In January 2014, the City of Norfolk contracted with Willard Marine Inc. for modifications and repairs to the City’s marine patrol vessel Marine 5. In accordance with the contract, Plaintiffs Timothy J. Pridemore and David I. Glover (two Willard employees) brought the vessel to the Willoughby Bay boat ramp in Norfolk to conduct a sea trial.

The contract required the sea trial to be performed with a Norfolk Harbor Patrol representative onboard. Thus, Norfolk police officer Defendant Richard J. Hryniewich was on the vessel and in fact operated it during the sea trial. For reasons that are in dispute, the vessel capsized during the sea trial.

The Plaintiffs filed suits against Hryniewich and the City seeking recovery for alleged injuries stemming from the capsizing. After further pleadings, the court determined that the City is immune from all liability and Hryniewich is immune from claims of simple negligence. However, the court determined that gross negligence claims against Hryniewich could go to trial.

The parties now each seek certification of an interlocutory appeal of the court’s prior decisions. The Plaintiffs seek to appeal the court’s ruling that state sovereign immunity precludes its jurisdiction to hear negligence claims against the City, and simple negligence claims against Hryniewich. Hryniewich seeks to appeal the court’s ruling that he cannot assert maritime qualified immunity as an affirmative defense.

Interlocutory appeal elements

First, there is substantial ground for difference of opinion on each of the issues, and the parties accordingly take opposite positions. As Hryniewich concedes, although the greater weight of authority holds that federal qualified immunity is an affirmative defense rather than a jurisdictional bar, there is authority on both sides of the question. Similarly, as the Plaintiffs argue, substantial disagreement exists as to U.S. Supreme Court precedents on admiralty cases, especially those originating in state court against municipalities and their employees.
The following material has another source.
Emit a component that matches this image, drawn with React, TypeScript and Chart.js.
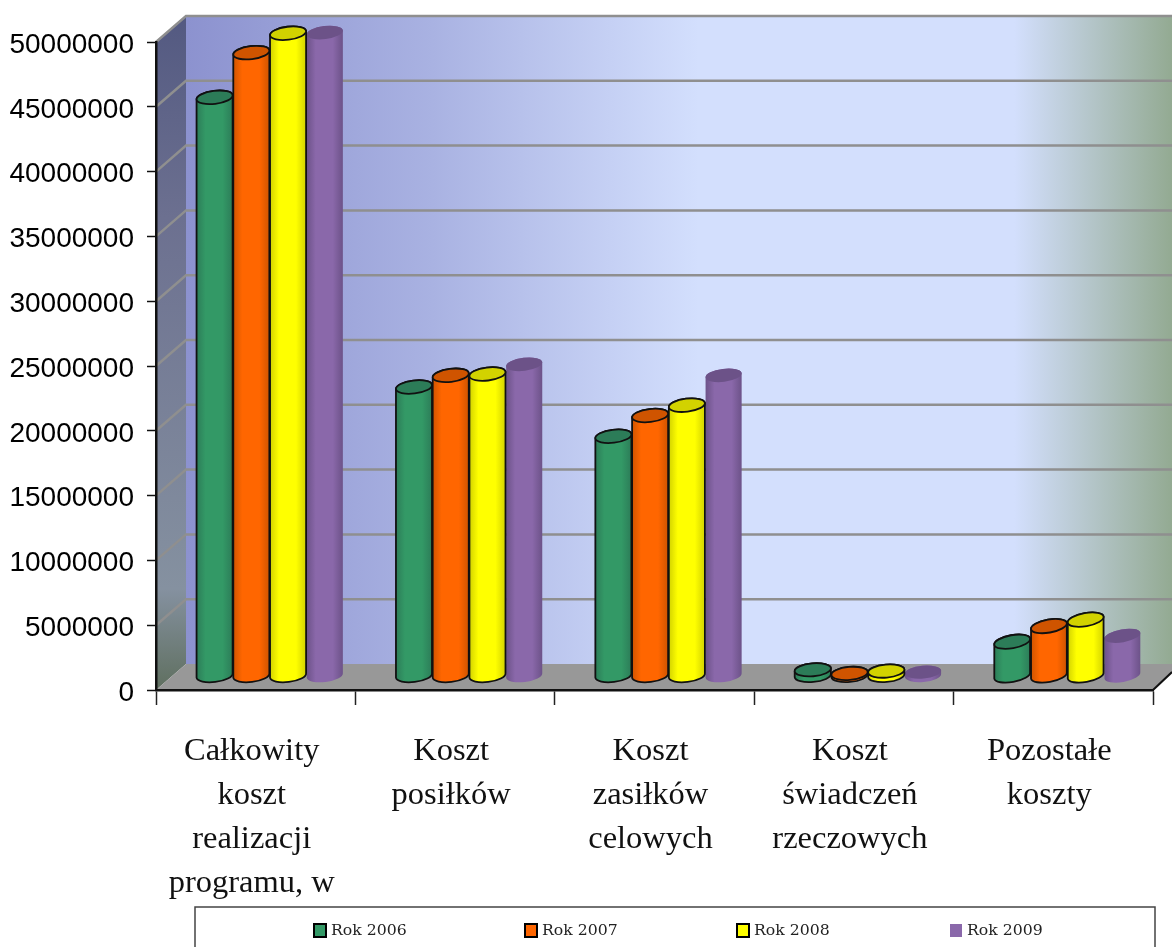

Second, there are no controlling Virginia appellate decisions conclusively resolving the issues. The appropriate application of sovereign immunity in a maritime tort case filed in state court appears to be an issue of first impression in Virginia. Although this court addressed this issue in its prior order in this litigation, there are no Virginia cases that directly resolve the issue.

Third, the immunity issues are dispositive of all or major portions of the proceedings currently before the court. The court’s prior rulings as to state sovereign immunity in state court resulted in the dismissal of the City as a defendant and the dismissal of the simple negligence claims against Hryniewich. The court’s prior ruling on the issue of maritime qualified immunity retained the gross negligence claims against Hryniewich, which are the only remaining negligence claims in the actions.

Finally, the parties agree that it is in their best interest to seek an interlocutory appeal on the issues presented.

The court is concerned that the certification request comes almost two years after the complaints were filed, over 14 months after this court first ruled on relevant immunity issues, and only weeks before the scheduled start of the first trial. Code § 8.01-670.1 allows a party to seek an immediate interlocutory appeal after entry of a circuit court order. Although Hryniewich sought an interlocutory appeal shortly after entry of the court’s order of February 16, 2018, the Plaintiffs seek to appeal the court’s decision of December 29, 2016. The Plaintiffs proffered at the hearing that the need for their request only arose as a result of Hryniewich’s similar request.

The court considers the Plaintiffs’ delay in its evaluation of the best interest of the parties, but does not find it dispositive. Were the trials to proceed without resolution of these issues, the non-prevailing party would likely appeal, and retrials would be necessary if the Supreme Court of Virginia analyzed the immunity issues differently than this court.

Motions for certification of interlocutory appeal granted.

Pridemore v. Hryniewich, Case Nos. CL16-3261-00, CL16-3262-00, Mar. 9, 2018. Norfolk Cir. Ct. (Lannetti). VLW No. 018-8-023, 6 pp.